Samedi 12 septembre, alors que se tenait à Pontoise un salon musulman annuel consacré cette année aux « femmes musulmanes », salon dominé par les prédicateurs et fondamentalistes, deux Femen, seins nus, sont montés sur la tribune pour crier en français et en arabe : « Personne ne me soumet, personne ne me possède, je suis mon propre prophète »… Il ne s’agissait pas pour ces militantes d’exprimer un rejet d’une « communauté », il s’agissait d’exprimer leur colère face à ces fondamentalistes qui s’apprêtaient à débattre sur le thème de savoir s’il fallait respecter ou non le Coran dans les relations homme-femme, la sourate IV invitant à battre sa femme par prévention pour s’assurer de sa fidélité. Parmi les invités le «prédicateur fondamentaliste Nader Abou Anas, connu pour avoir légitimé le viol conjugal et plus largement la soumission de la femme». Elles ont ensuite été frappées par des hommes déchaînés. On est en droiteffectivement d’être inquiet de ce qui se passe sur notre sol aujourd’hui et ce qu’on ose y autorisé.

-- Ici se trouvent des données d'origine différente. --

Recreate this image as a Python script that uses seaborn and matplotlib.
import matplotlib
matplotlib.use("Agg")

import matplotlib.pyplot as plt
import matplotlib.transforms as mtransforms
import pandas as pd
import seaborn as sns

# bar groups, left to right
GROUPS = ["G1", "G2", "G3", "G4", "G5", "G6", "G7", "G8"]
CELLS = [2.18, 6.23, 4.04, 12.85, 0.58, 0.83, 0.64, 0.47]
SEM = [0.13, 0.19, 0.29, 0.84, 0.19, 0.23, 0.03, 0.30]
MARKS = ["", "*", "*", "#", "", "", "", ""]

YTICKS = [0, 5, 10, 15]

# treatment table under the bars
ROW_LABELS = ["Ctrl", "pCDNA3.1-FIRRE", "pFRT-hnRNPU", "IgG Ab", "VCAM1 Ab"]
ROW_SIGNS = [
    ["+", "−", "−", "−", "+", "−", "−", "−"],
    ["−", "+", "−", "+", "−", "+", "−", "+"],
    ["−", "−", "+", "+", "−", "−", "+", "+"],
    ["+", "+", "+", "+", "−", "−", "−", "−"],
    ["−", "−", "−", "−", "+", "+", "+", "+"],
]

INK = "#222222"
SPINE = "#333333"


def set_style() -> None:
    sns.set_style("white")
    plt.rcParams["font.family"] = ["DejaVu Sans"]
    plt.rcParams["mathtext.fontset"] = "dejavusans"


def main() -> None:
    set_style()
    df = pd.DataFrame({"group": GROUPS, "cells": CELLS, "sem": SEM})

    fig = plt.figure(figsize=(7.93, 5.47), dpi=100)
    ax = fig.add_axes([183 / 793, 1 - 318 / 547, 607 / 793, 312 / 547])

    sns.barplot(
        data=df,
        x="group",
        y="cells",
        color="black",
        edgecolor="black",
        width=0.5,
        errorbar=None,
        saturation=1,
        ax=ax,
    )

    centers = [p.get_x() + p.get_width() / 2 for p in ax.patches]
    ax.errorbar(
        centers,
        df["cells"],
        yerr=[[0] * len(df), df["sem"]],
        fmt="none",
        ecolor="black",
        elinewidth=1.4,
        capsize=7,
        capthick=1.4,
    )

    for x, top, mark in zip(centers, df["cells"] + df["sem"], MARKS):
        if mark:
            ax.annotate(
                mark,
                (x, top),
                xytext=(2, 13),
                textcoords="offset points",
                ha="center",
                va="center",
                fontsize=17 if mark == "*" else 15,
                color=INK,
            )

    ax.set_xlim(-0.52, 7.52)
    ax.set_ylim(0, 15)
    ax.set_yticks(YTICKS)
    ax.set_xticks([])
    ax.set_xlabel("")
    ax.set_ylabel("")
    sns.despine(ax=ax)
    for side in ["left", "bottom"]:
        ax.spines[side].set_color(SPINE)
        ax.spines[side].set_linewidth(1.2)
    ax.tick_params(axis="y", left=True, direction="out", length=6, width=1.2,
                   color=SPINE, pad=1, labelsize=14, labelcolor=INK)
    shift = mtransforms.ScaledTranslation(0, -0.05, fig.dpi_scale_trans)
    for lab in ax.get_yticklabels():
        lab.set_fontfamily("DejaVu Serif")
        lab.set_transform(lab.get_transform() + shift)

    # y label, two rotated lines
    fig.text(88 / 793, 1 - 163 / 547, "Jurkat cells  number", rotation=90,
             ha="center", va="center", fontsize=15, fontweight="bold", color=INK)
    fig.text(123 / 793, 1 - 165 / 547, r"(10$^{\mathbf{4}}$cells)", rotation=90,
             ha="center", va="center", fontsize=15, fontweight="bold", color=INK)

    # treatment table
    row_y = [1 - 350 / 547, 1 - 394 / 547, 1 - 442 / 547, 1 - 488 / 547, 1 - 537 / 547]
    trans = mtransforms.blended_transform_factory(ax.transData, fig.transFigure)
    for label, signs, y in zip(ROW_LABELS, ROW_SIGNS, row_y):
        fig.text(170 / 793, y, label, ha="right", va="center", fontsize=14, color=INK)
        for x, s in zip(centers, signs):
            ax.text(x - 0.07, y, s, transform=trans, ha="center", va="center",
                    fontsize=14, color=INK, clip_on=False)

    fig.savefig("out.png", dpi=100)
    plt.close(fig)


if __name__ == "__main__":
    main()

En quoi ce chantage à l'islamophobie peut-il complexifier et paralyser l'opinion des Français ?
Guylain Chevrier : On sait ce que le terme islamophobie contient de danger, s’il était reconnu juridiquement, ce serait le délit de blasphème qui le serait et l’interdiction de la critique de cette religion, mais surtout et avant tout, de la façon dont certains la conçoivent. Cette menace permanente de procès en islamophobie fait monter la tension entre une société française sécularisée qui a rejeté la religion comme étalon de l’ordre moral pour en faire une question essentiellement de for intérieur, d’entre soi, et une affirmation religieuse à caractère communautaire qui refuse le mélange au-delà de la communauté de croyance et entend imposer ses pratiques religieuse à la règle commune pour les faire passer devant elle. L’opinion des Français du coup, face à une vague de migrants et particulièrement de réfugiés musulmans fuyant la guerre, est au plus mal. Elle se met même en déroute lorsqu’elle prend le parti de soutenir un accueil sélectif des réfugiés selon la religion. C’est déjà en quelque sorte la mise en place dans les têtes d’une fracture multiculturelle, que nourrissent depuis de nombreuses années ceux qui sont censés en tant que représentants des musulmans, encourager le fait qu’ils trouvent une place apaisée, comme citoyens avant tout, dans la France républicaine du XXIème siècle. Il n’y pas d’intégration impossible ni pour les musulmans de France ni pour ces réfugiés, pour peu que l’on prenne les choses dans l’ordre : les valeurs communes avant, les droits communs dont tous bénéficient mais aussi les règles communes, l’idée du bien commun, de l’intérêt général qui va avec, les différences après, droit de croire ou ne pas croire protégés par la loi. C’est cela qui garantit à tous la liberté de ses choix, au regard du risque d’emprise communautaire. Voilà le message d’accueil qui devrait être délivré à ceux que nous commençons à accueillir, en France mais aussi en Europe, pour déjouer le piège qui se profile à l’horizon de l’espace Schengen et regagner l’opinion aux valeurs de l’asile.